Realist film about life in the economic/criminal underclass of Mexico City. The original cut of the film depicts the inescapability of the circle of violence, but that ending played badly to test audiences, so a second, "happy" ending was filmed, in which the child protagonist slays his abuser (instead of being slayed by him), and returns to reform school. (Yay?)

discussion )

All that said, I kinda enjoyed... maybe not watching the film, but having watched it? There was a lot of toothy chewy shit going on in and around the film, and it was satisfying to discuss, at a number of different levels.

Available on youtube with English subtitles, if you're interested.


José Emilio Pacheco (trans. Katharine Silver), Battles in the Desert (1980)

Novella of a man's remembrances of a specific year of his childhood, when he fell in love with his best friend's mother, and her ultimate erasure from (apparently) all memory and record but his own.

A LOT going on )

We discussed this one to death and came to no agreement on it, but I can say it was one of the most enthusiastically discussed works of the unit.


Elena Poniatowska (trans. Helen R. Lane), Massacre in Mexico (1971 / trans. 1975)

content warning for state violence, including massacre, imprisonment, and torture )
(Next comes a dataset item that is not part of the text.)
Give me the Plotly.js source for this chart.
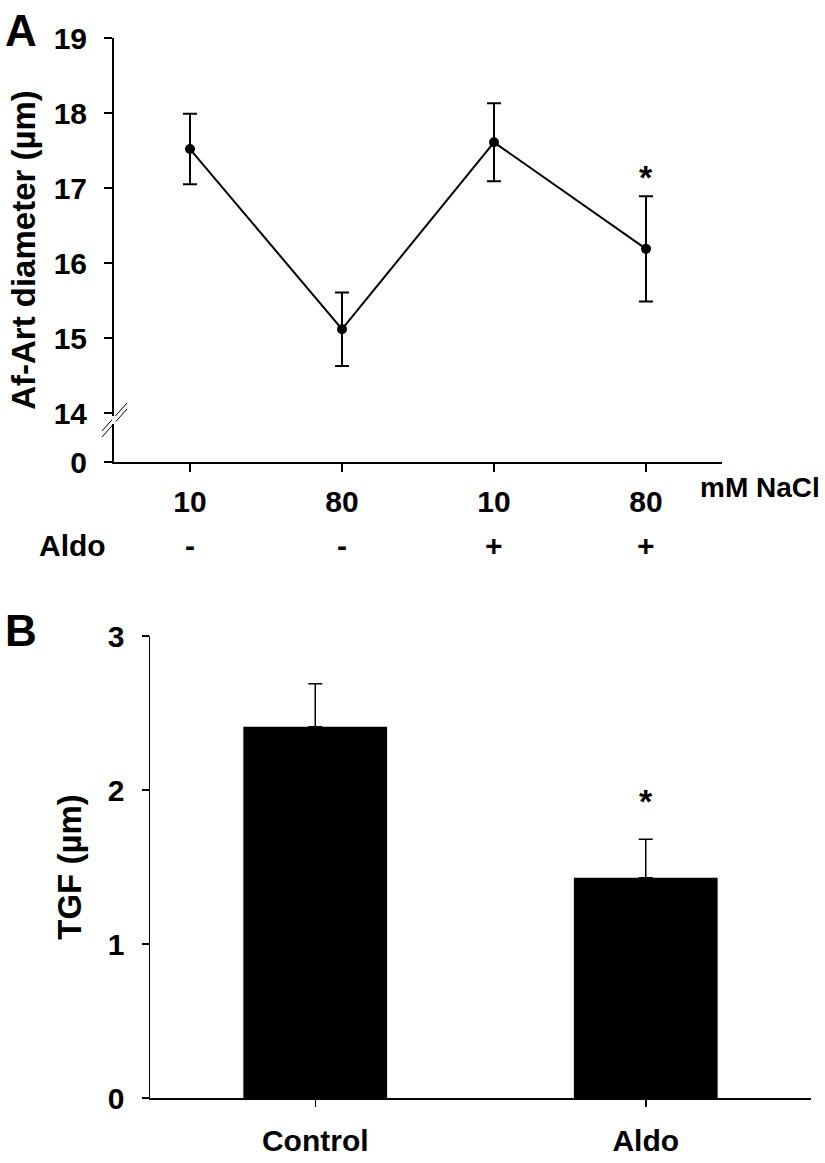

It's a powerhouse of the book, although most in my book group did not read it, or only read sections of it, because of the violence it relates. I found that frustrating, for in addition to discussion of the content, there's also ample opportunity to discuss the format of the book: how does one take reams of interviews and publicize their content, especially before one could dump a massive file of sources on the internet? How does one handle the vagaries of eyewitness accounts, the multiplicity of viewpoints, the uncertainty of memory, and conflicting testimonies? How does one do all this under a hostile government, that would much rather see your book suppressed than published? I'm a little reluctant to call this book my favorite of the course, given how challenging its content was, and yet it was definitely the one I found most rewarding, both to read and to discuss. Excellent choice for capstone of the Mexico City unit!